[Information provided]
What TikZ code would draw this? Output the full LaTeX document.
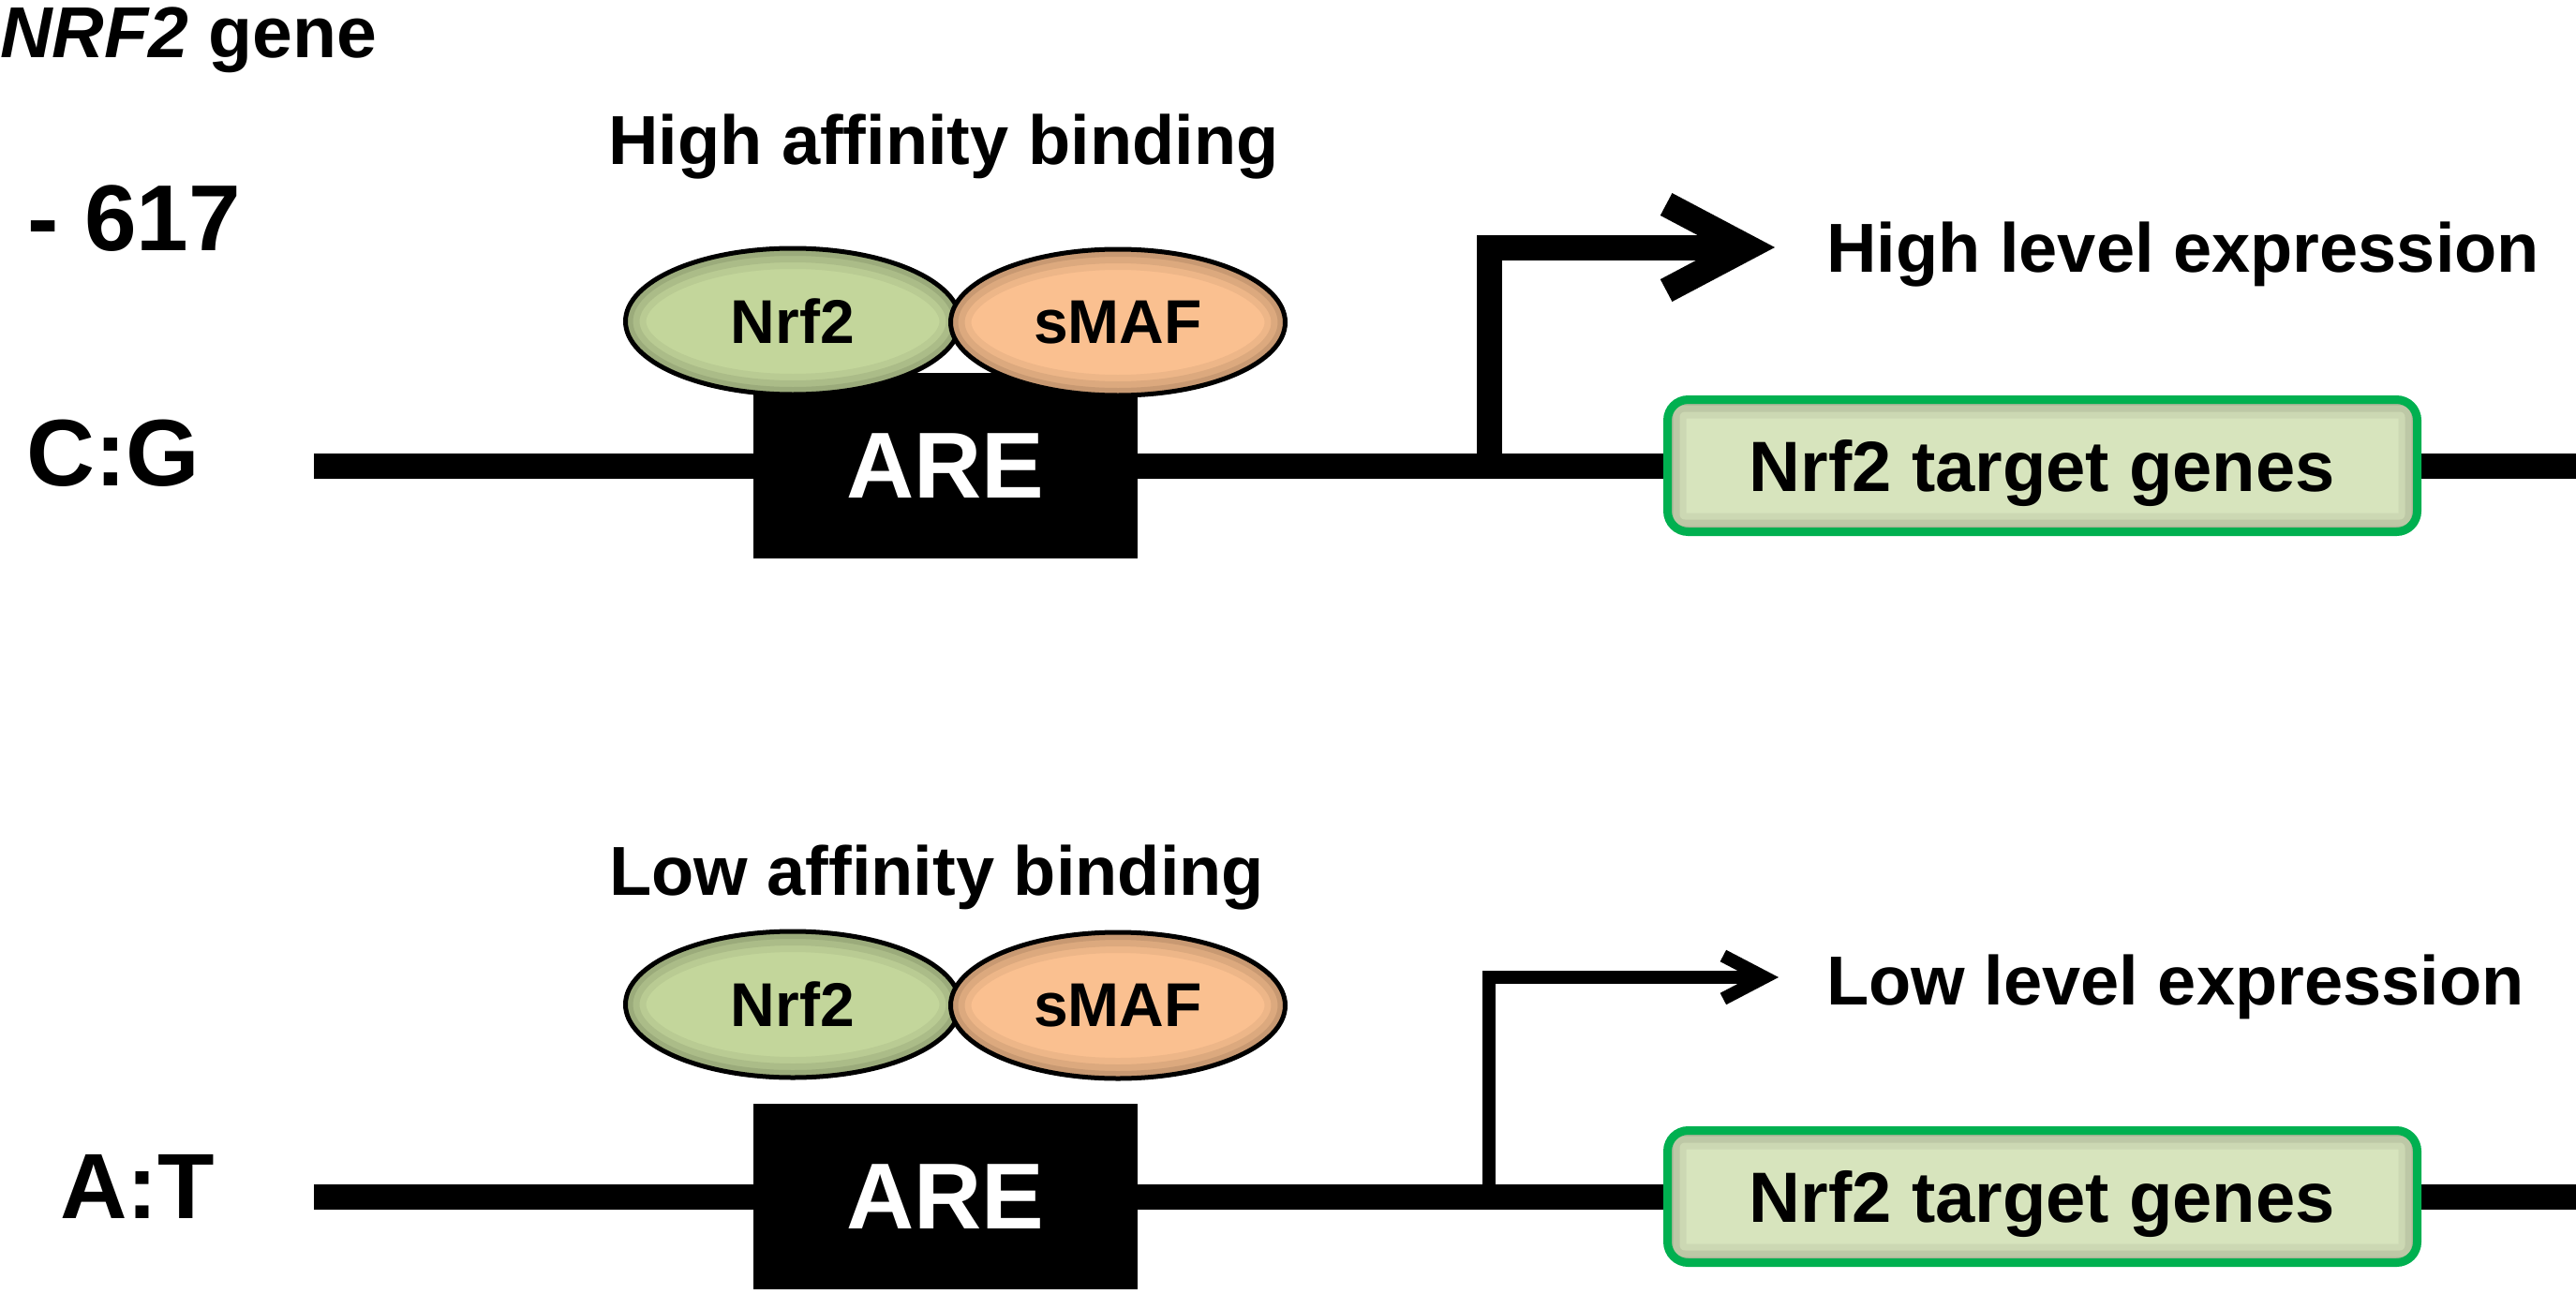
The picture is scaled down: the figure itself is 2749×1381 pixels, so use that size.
\documentclass[tikz,border=0pt]{standalone}
\usepackage{fontspec}
\setmainfont{Liberation Sans}
\usetikzlibrary{shapes.geometric,arrows.meta}
\definecolor{nrfgreen}{HTML}{C3D69B}
\definecolor{maforange}{HTML}{FAC090}
\definecolor{tgfill}{HTML}{D7E4BD}
\definecolor{tgborder}{HTML}{00B050}
\newcommand{\fsz}[1]{\fontsize{#1}{#1}\selectfont}
\begin{document}
\begin{tikzpicture}[x=1pt,y=-1pt,
  txt/.style={inner sep=0pt, anchor=base west, font=\bfseries},
  dna/.style={line width=27pt},
  arebox/.style={fill=black, inner sep=0pt, minimum width=410pt, minimum height=198pt,
    text=white, font=\bfseries\fsz{100}, text depth=0pt},
  prot/.style={ellipse, draw=black, line width=5pt, inner sep=0pt,
    minimum width=357pt, minimum height=156pt, font=\bfseries\fsz{66}, text depth=0pt,
    path picture={\foreach \w/\o in {44pt/0.05,30pt/0.07,16pt/0.09}{
      \draw[line width=\w, black, opacity=\o] (path picture bounding box.center)
        ellipse [x radius=178.5pt, y radius=78pt];}}},
  tgbox/.style={rectangle, rounded corners=22pt, draw=tgborder, line width=9pt, fill=tgfill,
    inner sep=0pt, minimum width=800pt, minimum height=141pt,
    font=\bfseries\fsz{76}, text depth=0pt,
    path picture={\foreach \w/\o in {40pt/0.05,26pt/0.07,12pt/0.09}{
      \draw[line width=\w, black, opacity=\o, rounded corners=18pt]
        (path picture bounding box.south west) rectangle (path picture bounding box.north east);}}},
  strong/.style={line width=27pt, line join=miter, -{Straight Barb[length=87pt,width=92pt]}},
  weak/.style={line width=14pt, line join=miter, -{Straight Barb[length=44pt,width=46pt]}}
]
\useasboundingbox (0,0) rectangle (2749,1381);

% ---------- top panel ----------
\node[txt, font=\bfseries\fsz{77}] (gene) at (0,62) {\textit{NRF2} gene};
\node[txt, font=\bfseries\fsz{100}] (pos) at (29,267) {- 617};
\node[txt, font=\bfseries\fsz{101}] (cg) at (28,518) {C:G};
\node[txt, font=\bfseries\fsz{74}] (hab) at (649,175) {High affinity binding};

\coordinate (dnaL1) at (335,497);
\coordinate (dnaR1) at (2749,497);
\draw[dna] (dnaL1) -- (dnaR1);

\node[arebox] (are1) at (1009,497) {ARE};
\node[prot, fill=nrfgreen] (nrf1) at (846,343) {Nrf2};
\node[prot, fill=maforange] (maf1) at (1193,344) {sMAF};
\node[tgbox] (tg1) at (2179.5,497) {Nrf2 target genes};

\node[txt, font=\bfseries\fsz{74}] (hle) at (1949,290) {High level expression};
\coordinate (tss1) at (1589,497);
\coordinate (tip1) at (1894,264);
\draw[strong] (tss1) |- (tip1);

% ---------- bottom panel ----------
\node[txt, font=\bfseries\fsz{99}] (at) at (64,1300) {A:T};
\node[txt, font=\bfseries\fsz{74}] (lab) at (650,955) {Low affinity binding};

\coordinate (dnaL2) at (335,1277);
\coordinate (dnaR2) at (2749,1277);
\draw[dna] (dnaL2) -- (dnaR2);

\node[arebox] (are2) at (1009,1277) {ARE};
\node[prot, fill=nrfgreen] (nrf2) at (846,1072) {Nrf2};
\node[prot, fill=maforange] (maf2) at (1193,1073) {sMAF};
\node[tgbox] (tg2) at (2179.5,1277) {Nrf2 target genes};

\node[txt, font=\bfseries\fsz{74}] (lle) at (1949,1072) {Low level expression};
\coordinate (tss2) at (1589,1277);
\coordinate (tip2) at (1898,1043);
\draw[weak] (tss2) |- (tip2);
\end{tikzpicture}
\end{document}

[Exercise prompt]
Give the data again exactly as written, with all pictures left out.

[Output of the task]
What TikZ code would draw this? Output the full LaTeX document.
The picture is scaled down: the figure itself is 2749×1381 pixels, so use that size.
\documentclass[tikz,border=0pt]{standalone}
\usepackage{fontspec}
\setmainfont{Liberation Sans}
\usetikzlibrary{shapes.geometric,arrows.meta}
\definecolor{nrfgreen}{HTML}{C3D69B}
\definecolor{maforange}{HTML}{FAC090}
\definecolor{tgfill}{HTML}{D7E4BD}
\definecolor{tgborder}{HTML}{00B050}
\newcommand{\fsz}[1]{\fontsize{#1}{#1}\selectfont}
\begin{document}
\begin{tikzpicture}[x=1pt,y=-1pt,
  txt/.style={inner sep=0pt, anchor=base west, font=\bfseries},
  dna/.style={line width=27pt},
  arebox/.style={fill=black, inner sep=0pt, minimum width=410pt, minimum height=198pt,
    text=white, font=\bfseries\fsz{100}, text depth=0pt},
  prot/.style={ellipse, draw=black, line width=5pt, inner sep=0pt,
    minimum width=357pt, minimum height=156pt, font=\bfseries\fsz{66}, text depth=0pt,
    path picture={\foreach \w/\o in {44pt/0.05,30pt/0.07,16pt/0.09}{
      \draw[line width=\w, black, opacity=\o] (path picture bounding box.center)
        ellipse [x radius=178.5pt, y radius=78pt];}}},
  tgbox/.style={rectangle, rounded corners=22pt, draw=tgborder, line width=9pt, fill=tgfill,
    inner sep=0pt, minimum width=800pt, minimum height=141pt,
    font=\bfseries\fsz{76}, text depth=0pt,
    path picture={\foreach \w/\o in {40pt/0.05,26pt/0.07,12pt/0.09}{
      \draw[line width=\w, black, opacity=\o, rounded corners=18pt]
        (path picture bounding box.south west) rectangle (path picture bounding box.north east);}}},
  strong/.style={line width=27pt, line join=miter, -{Straight Barb[length=87pt,width=92pt]}},
  weak/.style={line width=14pt, line join=miter, -{Straight Barb[length=44pt,width=46pt]}}
]
\useasboundingbox (0,0) rectangle (2749,1381);

% ---------- top panel ----------
\node[txt, font=\bfseries\fsz{77}] (gene) at (0,62) {\textit{NRF2} gene};
\node[txt, font=\bfseries\fsz{100}] (pos) at (29,267) {- 617};
\node[txt, font=\bfseries\fsz{101}] (cg) at (28,518) {C:G};
\node[txt, font=\bfseries\fsz{74}] (hab) at (649,175) {High affinity binding};

\coordinate (dnaL1) at (335,497);
\coordinate (dnaR1) at (2749,497);
\draw[dna] (dnaL1) -- (dnaR1);

\node[arebox] (are1) at (1009,497) {ARE};
\node[prot, fill=nrfgreen] (nrf1) at (846,343) {Nrf2};
\node[prot, fill=maforange] (maf1) at (1193,344) {sMAF};
\node[tgbox] (tg1) at (2179.5,497) {Nrf2 target genes};

\node[txt, font=\bfseries\fsz{74}] (hle) at (1949,290) {High level expression};
\coordinate (tss1) at (1589,497);
\coordinate (tip1) at (1894,264);
\draw[strong] (tss1) |- (tip1);

% ---------- bottom panel ----------
\node[txt, font=\bfseries\fsz{99}] (at) at (64,1300) {A:T};
\node[txt, font=\bfseries\fsz{74}] (lab) at (650,955) {Low affinity binding};

\coordinate (dnaL2) at (335,1277);
\coordinate (dnaR2) at (2749,1277);
\draw[dna] (dnaL2) -- (dnaR2);

\node[arebox] (are2) at (1009,1277) {ARE};
\node[prot, fill=nrfgreen] (nrf2) at (846,1072) {Nrf2};
\node[prot, fill=maforange] (maf2) at (1193,1073) {sMAF};
\node[tgbox] (tg2) at (2179.5,1277) {Nrf2 target genes};

\node[txt, font=\bfseries\fsz{74}] (lle) at (1949,1072) {Low level expression};
\coordinate (tss2) at (1589,1277);
\coordinate (tip2) at (1898,1043);
\draw[weak] (tss2) |- (tip2);
\end{tikzpicture}
\end{document}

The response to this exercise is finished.